Swiss House Rossa – Sinusoïde, permanent work in situ

 

by Daniel Buren & Davide Macullo

In collaboration with Mario Cristiani – Galleria Continua

 

Swiss House Rossa rappresenta l’impegno costante di costruire nel rispetto dei luoghi, di dare un significato ad ogni nostro gesto per aiutare la nostra comprensione della civiltà.

E’ un’opera d’integrazione tra arte e architettura, una scultura abitabile e un’architettura che ha bisogno dell’arte per essere completata, anche dal profilo della sua funzione primaria, quella di proteggere l’uomo dalle intemperie.

Daniel Buren lo abbiamo coinvolto perché durante gli anni della nostra formazione, attraverso i suoi segni riconoscibili, ci ha insegnato il piacere alla sintesi nell’osservare la bellezza della natura. Oggi abbiamo una sua opera permanente nel cuore delle alpi svizzere.

Entriamo in questo spazio, fabbricato dal luogo: un ambiente fantastico, eppure reale. Così giusto, come desideriamo che il mondo sia.

La valle Calanca, quando ci si va si dimenticano le cose come le si conoscono. Il tragitto per arrivare in fondo è breve, ma è un viaggio lungo una vita.

Una volta dentro, la valle si chiude, davanti si apre la porta dei sogni.

Pareti rocciose, foreste, i campi sono morbidi, ondulati, il lavoro  di secoli di uomini e donne, ci riscalda. La roccia ci racconta, la storia della nascita della terra, e quanto si è dovuta muovere, per regalarci questo luogo fortunato.

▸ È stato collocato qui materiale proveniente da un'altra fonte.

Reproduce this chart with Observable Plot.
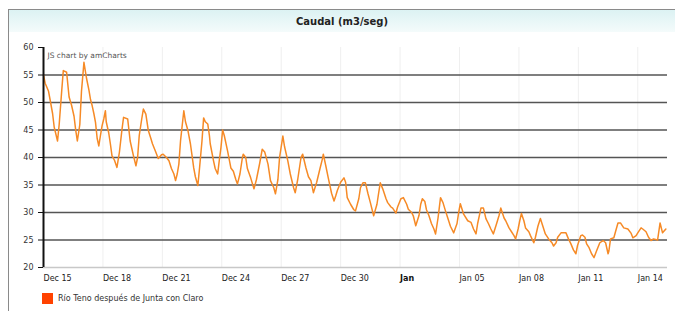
<!DOCTYPE html>
<html>
<head>
<meta charset="utf-8">
<script src="https://cdn.jsdelivr.net/npm/d3@7"></script>
<script src="https://cdn.jsdelivr.net/npm/@observablehq/plot@0.6"></script>
<style>
  html, body { margin: 0; padding: 0; background: #fff; }
  #page { position: relative; width: 675px; height: 311px; overflow: hidden; font-family: "DejaVu Sans", Verdana, sans-serif; }
  #frame { position: absolute; left: 8px; top: 9px; width: 700px; height: 320px; border-left: 1px solid #8a8a8a; border-top: 1px solid #8a8a8a; }
  #title { position: absolute; left: 9px; top: 10px; width: 666px; height: 22px; background: linear-gradient(#dcf2f3, #f4fbfb); text-align: center; font-size: 10px; font-weight: bold; color: #222; line-height: 23px; }
  #chart { position: absolute; left: 0; top: 31px; }
  #legend { position: absolute; left: 42px; top: 293px; height: 12px; }
  #legend .sw { position: absolute; left: 0; top: 0; width: 11px; height: 11px; background: #ff4200; }
  #legend .lb { position: absolute; left: 16px; top: 1px; font-size: 8px; color: #333; white-space: nowrap; }
</style>
</head>
<body>
<div id="page">
  <div id="frame"></div>
  <div id="title"></div>
  <div id="chart"></div>
  <div id="legend"><div class="sw"></div><div class="lb"></div></div>
</div>
<script>
// ---- data (hours since Dec 15 00:00, flow in m3/seg) ----
const titleText = "Caudal (m3/seg)";
const seriesName = "Río Teno después de Junta con Claro";
const creditText = "JS chart by amCharts";

const hours = [
  0,2,6,8,11,13,17,19,22,24,28,31,34,37,39,41,44,46,49,52,55,57,59,61,63,65,67,69,71,73,75,76,79,81,83,86,89,92,95,97,
  102,105,109,112,114,116,119,121,124,127,130,132,136,139,143,145,149,152,155,158,160,162,164,166,170,172,175,178,182,184,
  187,189,192,194,196,199,201,202,206,208,211,213,215,217,219,223,227,230,233,235,238,241,242,245,247,251,255,258,262,265,
  268,272,275,279,281,284,286,290,292,296,299,303,305,308,312,314,318,321,324,327,331,335,338,339,342,345,349,352,354,356,
  360,364,366,368,372,376,378,382,384,387,390,393,396,400,404,406,408,411,415,417,421,423,427,429,433,436,440,442,446,448,
  451,455,457,459,462,464,467,470,473,475,478,481,484,487,490,493,497,501,503,505,509,514,518,521,524,526,530,533,536,539,
  542,545,549,552,554,558,560,564,567,570,572,575,577,579,582,584,588,590,594,596,599,602,605,608,612,616,618,621,623,627,
  633,636,639,642,645,647,651,653,656,658,661,664,667,670,674,678,681,684,685,687,691,693,696,699,703,708,712,714,718,720,
  724,726,730,733,736,739,744,747,750,754
];
const flow = [
  55.0,53.5,52.1,50.5,48.0,45.5,43.0,46.0,52.0,55.8,55.5,51.0,49.5,47.5,45.0,43.0,46.0,52.0,57.3,54.5,52.3,50.5,49.4,48.0,46.4,43.5,42.1,44.0,45.8,47.0,48.5,46.5,44.5,42.5,40.3,39.5,38.2,41.0,45.0,47.3,
  47.0,43.0,40.3,38.5,40.0,44.0,47.0,48.8,47.9,44.9,43.5,42.5,41.0,39.8,40.5,40.6,40.0,39.4,38.0,37.0,35.8,37.0,38.8,43.0,48.5,46.5,44.9,42.5,38.1,36.5,
  34.9,38.0,43.0,47.2,46.5,46.1,44.0,42.5,39.4,38.0,37.0,39.5,41.8,45.0,44.0,41.2,38.1,37.5,36.0,35.2,37.0,40.0,40.6,40.0,38.0,36.3,34.3,36.0,39.0,41.5,
  41.0,38.8,35.8,34.5,33.4,36.0,40.0,43.9,42.0,39.4,37.0,34.5,33.6,36.0,40.0,40.6,38.1,36.5,35.8,33.6,35.5,38.0,39.8,40.6,38.5,36.3,33.5,32.1,33.0,34.0,
  35.5,36.3,35.5,32.7,31.5,30.5,30.3,32.5,34.5,35.4,35.4,33.5,31.8,29.4,31.5,33.5,35.4,34.3,32.5,31.8,31.0,30.8,29.9,31.0,32.5,32.7,31.5,30.6,30.0,29.4,
  27.6,29.5,31.5,32.5,32.0,30.5,29.4,28.0,27.0,26.1,29.0,32.7,31.8,30.3,28.9,27.5,26.3,28.0,30.0,31.6,29.7,28.5,28.2,27.0,26.1,28.0,30.8,30.8,28.9,28.0,
  27.0,26.1,28.0,29.5,30.8,29.0,28.5,27.2,26.5,25.8,25.2,27.0,28.5,29.8,28.5,27.2,26.5,25.8,24.5,25.5,27.5,28.9,27.5,26.1,25.2,24.5,23.9,24.5,25.5,26.3,
  26.3,25.2,24.3,23.2,22.5,24.0,25.8,25.9,25.5,24.3,23.6,22.5,21.8,23.0,24.5,24.9,24.5,22.5,23.0,25.2,25.4,26.5,28.1,28.1,27.2,27.0,26.2,25.4,25.8,26.3,
  27.2,27.0,26.5,25.5,24.9,25.2,25.0,28.1,26.3,27.0
];

const tickDays = [0, 3, 6, 9, 12, 15, 18, 21, 24, 27, 30];
const tickLabels = ["Dec 15", "Dec 18", "Dec 21", "Dec 24", "Dec 27", "Dec 30", "Jan", "Jan 05", "Jan 08", "Jan 11", "Jan 14"];
const boldLabels = ["Jan"];
const yTicks = [20, 25, 30, 35, 40, 45, 50, 55, 60];
const gridValues = [25, 30, 35, 40, 45, 50, 55];

// ---- build ----
const H = 3600 * 1000;
const start = Date.UTC(2013, 11, 15);
const end = start + 756 * H;
const data = hours.map((h, i) => ({date: new Date(start + h * H), value: flow[i]}));
const tickDates = tickDays.map(d => new Date(start + d * 24 * H));
const labelOf = d => tickLabels[tickDates.findIndex(t => +t === +d)];
const regularTicks = tickDates.filter(d => !boldLabels.includes(labelOf(d)));
const boldTicks = tickDates.filter(d => boldLabels.includes(labelOf(d)));

document.getElementById("title").textContent = titleText;
document.querySelector("#legend .lb").textContent = seriesName;

const chart = Plot.plot({
  width: 675,
  height: 255,
  marginTop: 16,
  marginBottom: 19,
  marginLeft: 43,
  marginRight: 8,
  x: {type: "utc", domain: [new Date(start), new Date(end)]},
  y: {domain: [20, 60]},
  style: {fontFamily: "DejaVu Sans, Verdana, sans-serif", fontSize: "8px", color: "#333", background: "transparent", overflow: "visible"},
  marks: [
    Plot.ruleX(tickDates.slice(1), {stroke: "#efefef", strokeWidth: 1}),
    Plot.ruleY(gridValues, {stroke: "#555", strokeWidth: 1.5}),
    Plot.ruleY([20], {stroke: "#c8c8c8", strokeWidth: 1.5}),
    Plot.line(data, {x: "date", y: "value", stroke: "#f68a26", strokeWidth: 1.5}),
    Plot.ruleX([new Date(start)], {stroke: "#111", strokeWidth: 2}),
    Plot.axisY({ticks: yTicks, tickSize: 5, tickPadding: 5, stroke: "#111", fill: "#333", label: null, tickFormat: d => String(d)}),
    Plot.axisX({ticks: regularTicks, tickSize: 0, tickPadding: 8, textAnchor: "start", fill: "#222", label: null, tickFormat: labelOf}),
    Plot.axisX({ticks: boldTicks, tickSize: 0, tickPadding: 8, textAnchor: "start", fill: "#111", fontWeight: "bold", label: null, tickFormat: labelOf}),
    Plot.text([creditText], {frameAnchor: "top-left", dx: 4, dy: 5, fontSize: 7.5, fill: "#555"})
  ]
});
document.getElementById("chart").appendChild(chart);
</script>
</body>
</html>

Rossa è un luogo della memoria dove della semplicità si è fatta civiltà. Il nostro compito sta nel continuare quest’arte di amore per il territorio attraverso gesti umili ma indelebili. E’ un villaggio delle Alpi svizzere a 1100 metri di altitudine quasi alla fine della valle, dove la natura si esprime prevaricando la volontà degli esseri umani e li aiuta a relativizzare la loro presenza nel mondo.

Costruire in questo contesto significa seguire i segni del passato nella loro essenza, della pace di un luogo che catalizza energie difficili da descrivere. L’apparente semplicità urbana del luogo è un intreccio complesso di equilibri tra gli uomini e le pietre usate per costruire il proprio habitat.

Nulla qui è nuovo. Ogni oggetto viene divorato e amalgamato dalla storia e dalla natura e dove ancora si resiste alla mercificazione del territorio sia fisico che spirituale.

Swiss House si pone spazialmente lungo una linea di volumi di case patrizie che formano un agglomerato attorno alla chiesa del villaggio. Con il nuovo volume si sottolinea questo asse sia in modo fisico (ripresa del volume “patrizio”) che concettuale (affermazione di una volontà oltre la nostra permanenza).

La croce in proiezione verticale, l’arrotondamento degli spigoli e la semplice torsione del tetto rendono dinamico e rivisitano l’archetipo della “casa”. Quella disegnata dai bimbi: due linee verticali, due falde diagonali, dei buchi per far entrare la luce. È la stessa cosa-casa, ma completamente diversa.

È l’archetipo reinventato per testimoniare che le ragioni del fare sono inesauribili e che gli edifici sono la nostra arte pubblica, così come la natura che ci circonda non è sempre la stessa, ma cambia e assume nuovi significati a seconda di come la osserviamo.

 

È un recinto che definisce uno spazio dinamico. I punti di vista e le penetrazioni di luce lavorano sulla percezione del tempo, dall’assenza alla velocità di scorrimento istantaneo delle immagini. È una linea ininterrotta di emozioni. Ogni apertura è calibrata e orientata su scorci di paesaggio scelti. Ogni punto di vista è diverso e ogni respiro del paesaggio suggerisce cose diverse.

Le parti interrate sono in calcestruzzo armato, il volume superiore interamente in legno,  senza interpretare la tipologia costruttiva tradizionale delle alpi, ma utilizzandola così com’è.